For 150 years Lexington, a picturesque city nestled in Virginia’s Blue Ridge Mountains, has been known to the outside world as the final resting place of Lee, the Confederacy’s commanding general during the Civil War, and Jackson, whom Lee referred to as his “right arm.” They form the basis of a daily existence here that has long been tethered to the iconography of the Civil War and its two most famous Confederate generals, whose legacy has seeped into the town’s culture like the July humidity.

But Lexington is no longer a bastion of conservatism. It is a liberal college town of about 7,000 people that voted 60 percent for Hillary Clinton four years ago, and in 2018 gave 70 percent of its vote to the Democratic Senate candidate, Tim Kaine. Black Lives Matter signs dot the windows of downtown stores, and residents haven’t backed a Republican for president since Ronald Reagan.

These dueling sensibilities place Lexington at particularly delicate intersection of the national debate over Confederate monuments and emblems.
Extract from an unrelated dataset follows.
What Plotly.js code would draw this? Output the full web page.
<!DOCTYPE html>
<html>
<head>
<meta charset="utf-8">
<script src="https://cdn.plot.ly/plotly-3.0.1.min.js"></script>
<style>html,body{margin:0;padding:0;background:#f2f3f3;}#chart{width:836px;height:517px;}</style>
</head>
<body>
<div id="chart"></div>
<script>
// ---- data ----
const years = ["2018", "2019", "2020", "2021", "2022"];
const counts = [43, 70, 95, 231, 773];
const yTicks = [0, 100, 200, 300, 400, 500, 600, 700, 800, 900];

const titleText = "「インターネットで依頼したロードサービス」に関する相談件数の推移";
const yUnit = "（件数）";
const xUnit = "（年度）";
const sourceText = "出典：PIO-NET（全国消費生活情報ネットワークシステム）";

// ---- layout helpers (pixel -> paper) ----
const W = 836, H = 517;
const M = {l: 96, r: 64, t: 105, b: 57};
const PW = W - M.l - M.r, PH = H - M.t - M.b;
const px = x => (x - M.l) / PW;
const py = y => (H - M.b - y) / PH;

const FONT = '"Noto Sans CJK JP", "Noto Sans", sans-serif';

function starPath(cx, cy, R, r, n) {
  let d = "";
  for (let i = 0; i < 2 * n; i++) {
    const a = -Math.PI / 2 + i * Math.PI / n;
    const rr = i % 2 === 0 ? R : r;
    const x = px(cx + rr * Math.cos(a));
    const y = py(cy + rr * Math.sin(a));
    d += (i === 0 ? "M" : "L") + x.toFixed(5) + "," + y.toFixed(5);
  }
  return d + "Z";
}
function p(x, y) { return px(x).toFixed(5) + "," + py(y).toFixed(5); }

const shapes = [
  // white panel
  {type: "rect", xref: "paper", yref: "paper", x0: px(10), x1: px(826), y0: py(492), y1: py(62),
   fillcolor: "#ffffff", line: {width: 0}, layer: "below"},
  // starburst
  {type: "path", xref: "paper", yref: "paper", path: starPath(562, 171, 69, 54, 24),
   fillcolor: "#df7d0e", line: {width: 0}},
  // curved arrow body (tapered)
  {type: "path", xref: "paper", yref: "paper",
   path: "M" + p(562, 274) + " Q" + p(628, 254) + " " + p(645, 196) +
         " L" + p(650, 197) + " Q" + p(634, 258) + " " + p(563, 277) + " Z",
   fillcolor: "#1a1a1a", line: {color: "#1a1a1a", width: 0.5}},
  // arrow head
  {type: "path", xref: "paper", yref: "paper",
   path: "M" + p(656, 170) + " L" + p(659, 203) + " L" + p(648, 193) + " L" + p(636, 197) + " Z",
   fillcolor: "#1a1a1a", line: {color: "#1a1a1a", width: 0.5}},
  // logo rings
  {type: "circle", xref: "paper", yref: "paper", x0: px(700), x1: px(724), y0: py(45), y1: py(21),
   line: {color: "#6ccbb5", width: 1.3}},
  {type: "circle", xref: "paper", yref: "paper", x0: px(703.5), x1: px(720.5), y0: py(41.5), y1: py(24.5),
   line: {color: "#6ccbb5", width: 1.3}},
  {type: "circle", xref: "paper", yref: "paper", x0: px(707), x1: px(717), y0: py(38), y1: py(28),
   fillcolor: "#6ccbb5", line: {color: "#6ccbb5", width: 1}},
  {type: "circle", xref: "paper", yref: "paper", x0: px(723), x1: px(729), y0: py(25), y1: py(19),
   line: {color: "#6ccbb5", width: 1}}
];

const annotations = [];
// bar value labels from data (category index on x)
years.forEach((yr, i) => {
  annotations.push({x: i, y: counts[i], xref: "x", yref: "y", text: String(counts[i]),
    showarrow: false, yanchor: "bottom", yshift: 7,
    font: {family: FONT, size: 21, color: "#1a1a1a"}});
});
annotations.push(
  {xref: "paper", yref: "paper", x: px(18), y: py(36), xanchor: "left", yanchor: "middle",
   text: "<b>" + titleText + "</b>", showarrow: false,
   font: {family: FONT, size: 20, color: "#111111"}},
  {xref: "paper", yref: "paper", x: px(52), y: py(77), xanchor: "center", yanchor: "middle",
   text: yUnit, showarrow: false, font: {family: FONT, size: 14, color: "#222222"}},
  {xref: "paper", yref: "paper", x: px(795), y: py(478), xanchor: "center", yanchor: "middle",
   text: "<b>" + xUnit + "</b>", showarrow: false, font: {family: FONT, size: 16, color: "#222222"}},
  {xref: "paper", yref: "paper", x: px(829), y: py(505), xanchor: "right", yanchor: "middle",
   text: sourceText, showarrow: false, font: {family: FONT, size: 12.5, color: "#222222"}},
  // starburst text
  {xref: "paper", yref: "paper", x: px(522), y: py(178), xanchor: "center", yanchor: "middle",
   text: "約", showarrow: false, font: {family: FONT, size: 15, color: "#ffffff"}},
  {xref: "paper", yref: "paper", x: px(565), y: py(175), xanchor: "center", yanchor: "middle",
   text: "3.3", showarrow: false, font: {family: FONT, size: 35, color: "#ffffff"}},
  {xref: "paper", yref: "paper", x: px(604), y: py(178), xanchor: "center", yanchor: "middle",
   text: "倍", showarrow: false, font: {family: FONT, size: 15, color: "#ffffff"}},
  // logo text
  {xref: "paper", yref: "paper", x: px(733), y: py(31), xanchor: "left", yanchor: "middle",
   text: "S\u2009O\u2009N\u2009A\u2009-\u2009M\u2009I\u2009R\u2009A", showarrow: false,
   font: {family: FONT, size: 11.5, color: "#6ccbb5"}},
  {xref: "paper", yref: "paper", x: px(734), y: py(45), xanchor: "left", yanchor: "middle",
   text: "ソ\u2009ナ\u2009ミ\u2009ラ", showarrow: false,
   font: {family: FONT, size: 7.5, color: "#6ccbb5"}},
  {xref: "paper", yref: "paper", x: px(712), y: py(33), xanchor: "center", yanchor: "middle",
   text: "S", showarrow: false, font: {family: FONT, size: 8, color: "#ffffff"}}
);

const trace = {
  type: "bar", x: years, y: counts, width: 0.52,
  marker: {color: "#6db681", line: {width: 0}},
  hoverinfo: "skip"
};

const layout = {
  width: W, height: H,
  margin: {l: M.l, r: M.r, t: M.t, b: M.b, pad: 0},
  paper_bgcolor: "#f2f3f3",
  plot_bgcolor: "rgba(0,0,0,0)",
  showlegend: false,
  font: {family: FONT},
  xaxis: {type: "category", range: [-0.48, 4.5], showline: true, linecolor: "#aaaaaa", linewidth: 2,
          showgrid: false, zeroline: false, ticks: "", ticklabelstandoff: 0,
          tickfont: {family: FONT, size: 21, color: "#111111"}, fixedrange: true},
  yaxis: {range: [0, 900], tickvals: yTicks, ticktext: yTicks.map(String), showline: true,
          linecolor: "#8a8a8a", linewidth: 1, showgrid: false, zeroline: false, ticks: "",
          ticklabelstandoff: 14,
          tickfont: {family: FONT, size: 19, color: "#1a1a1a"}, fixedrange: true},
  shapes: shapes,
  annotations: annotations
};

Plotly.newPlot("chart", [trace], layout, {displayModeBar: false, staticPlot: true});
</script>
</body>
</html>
As Americans protesting racial injustice have torn down statues and memorials to Confederates, the town finds itself reassessing its identity, divided between the growing imperative to eradicate symbols of slavery and decades of cultural and economic ties to the Confederates who fought to preserve it.

“When you’re surrounded by all of the symbols, it just is a way of life,” said Marylin Alexander, 67, the lone Black member of the City Council. “It was not until recently that there was a realization for me that there was such an outcry from the community, that felt these symbols and signs needed to come down or be changed.”
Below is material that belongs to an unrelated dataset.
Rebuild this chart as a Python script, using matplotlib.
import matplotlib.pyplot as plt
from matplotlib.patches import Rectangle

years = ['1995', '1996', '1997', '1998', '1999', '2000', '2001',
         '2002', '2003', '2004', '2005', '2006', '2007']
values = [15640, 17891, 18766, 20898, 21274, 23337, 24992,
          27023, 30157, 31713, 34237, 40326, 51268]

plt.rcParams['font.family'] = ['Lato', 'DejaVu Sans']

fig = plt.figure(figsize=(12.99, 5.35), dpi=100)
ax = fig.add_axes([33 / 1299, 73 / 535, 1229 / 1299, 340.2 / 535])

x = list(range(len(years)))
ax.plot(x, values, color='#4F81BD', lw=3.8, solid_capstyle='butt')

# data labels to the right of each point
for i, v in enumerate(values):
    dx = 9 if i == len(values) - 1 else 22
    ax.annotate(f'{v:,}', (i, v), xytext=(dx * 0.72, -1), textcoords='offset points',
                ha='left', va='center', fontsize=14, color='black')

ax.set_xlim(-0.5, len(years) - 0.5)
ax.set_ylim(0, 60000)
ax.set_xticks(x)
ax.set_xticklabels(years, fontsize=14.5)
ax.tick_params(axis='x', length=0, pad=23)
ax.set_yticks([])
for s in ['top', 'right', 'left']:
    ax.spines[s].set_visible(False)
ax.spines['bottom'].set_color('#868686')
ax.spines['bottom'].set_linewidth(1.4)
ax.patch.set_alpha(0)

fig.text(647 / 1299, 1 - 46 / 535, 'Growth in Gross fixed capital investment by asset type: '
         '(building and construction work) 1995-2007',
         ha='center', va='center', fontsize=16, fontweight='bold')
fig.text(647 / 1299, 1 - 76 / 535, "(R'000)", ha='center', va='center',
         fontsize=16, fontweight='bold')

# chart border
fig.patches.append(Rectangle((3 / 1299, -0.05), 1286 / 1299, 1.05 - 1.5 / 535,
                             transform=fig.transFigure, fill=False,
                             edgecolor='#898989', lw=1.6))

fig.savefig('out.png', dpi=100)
City Council meetings in July have been almost entirely devoted to the question of the city-owned cemetery named for Jackson; one session lasted five hours, ending with a unanimous after-midnight vote to remove signs bearing Jackson’s name. A second meeting began with pleas from residents to put the signs back up. The council plans a session on Friday to discuss new names, with a vote possible in September.